── DATA LISTING ──

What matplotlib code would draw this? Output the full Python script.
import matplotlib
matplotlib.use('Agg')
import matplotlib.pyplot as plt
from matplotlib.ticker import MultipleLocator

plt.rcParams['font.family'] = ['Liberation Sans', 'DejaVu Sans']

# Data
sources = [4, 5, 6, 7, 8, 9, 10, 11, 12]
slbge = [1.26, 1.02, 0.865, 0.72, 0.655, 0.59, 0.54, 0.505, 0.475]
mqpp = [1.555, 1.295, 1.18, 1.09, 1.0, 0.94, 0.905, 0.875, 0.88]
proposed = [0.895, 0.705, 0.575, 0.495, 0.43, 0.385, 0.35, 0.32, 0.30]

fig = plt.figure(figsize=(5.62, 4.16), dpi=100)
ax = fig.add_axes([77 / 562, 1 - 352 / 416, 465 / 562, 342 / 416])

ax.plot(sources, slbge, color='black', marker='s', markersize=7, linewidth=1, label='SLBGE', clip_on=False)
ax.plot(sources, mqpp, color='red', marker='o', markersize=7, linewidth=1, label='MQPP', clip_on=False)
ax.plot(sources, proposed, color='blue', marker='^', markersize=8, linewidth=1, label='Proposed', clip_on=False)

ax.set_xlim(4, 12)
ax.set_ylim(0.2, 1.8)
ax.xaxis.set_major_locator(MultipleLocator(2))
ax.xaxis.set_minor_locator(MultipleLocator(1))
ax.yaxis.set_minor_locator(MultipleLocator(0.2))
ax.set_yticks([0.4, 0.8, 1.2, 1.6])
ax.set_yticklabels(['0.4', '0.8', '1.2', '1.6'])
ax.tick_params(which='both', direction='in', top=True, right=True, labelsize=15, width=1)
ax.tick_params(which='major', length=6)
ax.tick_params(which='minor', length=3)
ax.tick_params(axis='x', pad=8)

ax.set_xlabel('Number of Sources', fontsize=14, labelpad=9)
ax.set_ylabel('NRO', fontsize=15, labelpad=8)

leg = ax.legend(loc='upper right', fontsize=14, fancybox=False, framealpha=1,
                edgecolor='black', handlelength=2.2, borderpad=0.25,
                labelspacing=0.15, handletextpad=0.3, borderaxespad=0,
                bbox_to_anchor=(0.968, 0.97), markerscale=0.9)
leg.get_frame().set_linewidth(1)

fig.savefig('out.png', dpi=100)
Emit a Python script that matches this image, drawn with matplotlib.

───

#### WHAT THE TASK ASKS:
Each record above must be given again exactly.

#### ANSWER TO THE EXERCISE:
What matplotlib code would draw this? Output the full Python script.
import matplotlib
matplotlib.use('Agg')
import matplotlib.pyplot as plt
from matplotlib.ticker import MultipleLocator

plt.rcParams['font.family'] = ['Liberation Sans', 'DejaVu Sans']

# Data
sources = [4, 5, 6, 7, 8, 9, 10, 11, 12]
slbge = [1.26, 1.02, 0.865, 0.72, 0.655, 0.59, 0.54, 0.505, 0.475]
mqpp = [1.555, 1.295, 1.18, 1.09, 1.0, 0.94, 0.905, 0.875, 0.88]
proposed = [0.895, 0.705, 0.575, 0.495, 0.43, 0.385, 0.35, 0.32, 0.30]

fig = plt.figure(figsize=(5.62, 4.16), dpi=100)
ax = fig.add_axes([77 / 562, 1 - 352 / 416, 465 / 562, 342 / 416])

ax.plot(sources, slbge, color='black', marker='s', markersize=7, linewidth=1, label='SLBGE', clip_on=False)
ax.plot(sources, mqpp, color='red', marker='o', markersize=7, linewidth=1, label='MQPP', clip_on=False)
ax.plot(sources, proposed, color='blue', marker='^', markersize=8, linewidth=1, label='Proposed', clip_on=False)

ax.set_xlim(4, 12)
ax.set_ylim(0.2, 1.8)
ax.xaxis.set_major_locator(MultipleLocator(2))
ax.xaxis.set_minor_locator(MultipleLocator(1))
ax.yaxis.set_minor_locator(MultipleLocator(0.2))
ax.set_yticks([0.4, 0.8, 1.2, 1.6])
ax.set_yticklabels(['0.4', '0.8', '1.2', '1.6'])
ax.tick_params(which='both', direction='in', top=True, right=True, labelsize=15, width=1)
ax.tick_params(which='major', length=6)
ax.tick_params(which='minor', length=3)
ax.tick_params(axis='x', pad=8)

ax.set_xlabel('Number of Sources', fontsize=14, labelpad=9)
ax.set_ylabel('NRO', fontsize=15, labelpad=8)

leg = ax.legend(loc='upper right', fontsize=14, fancybox=False, framealpha=1,
                edgecolor='black', handlelength=2.2, borderpad=0.25,
                labelspacing=0.15, handletextpad=0.3, borderaxespad=0,
                bbox_to_anchor=(0.968, 0.97), markerscale=0.9)
leg.get_frame().set_linewidth(1)

fig.savefig('out.png', dpi=100)
Emit a Python script that matches this image, drawn with matplotlib.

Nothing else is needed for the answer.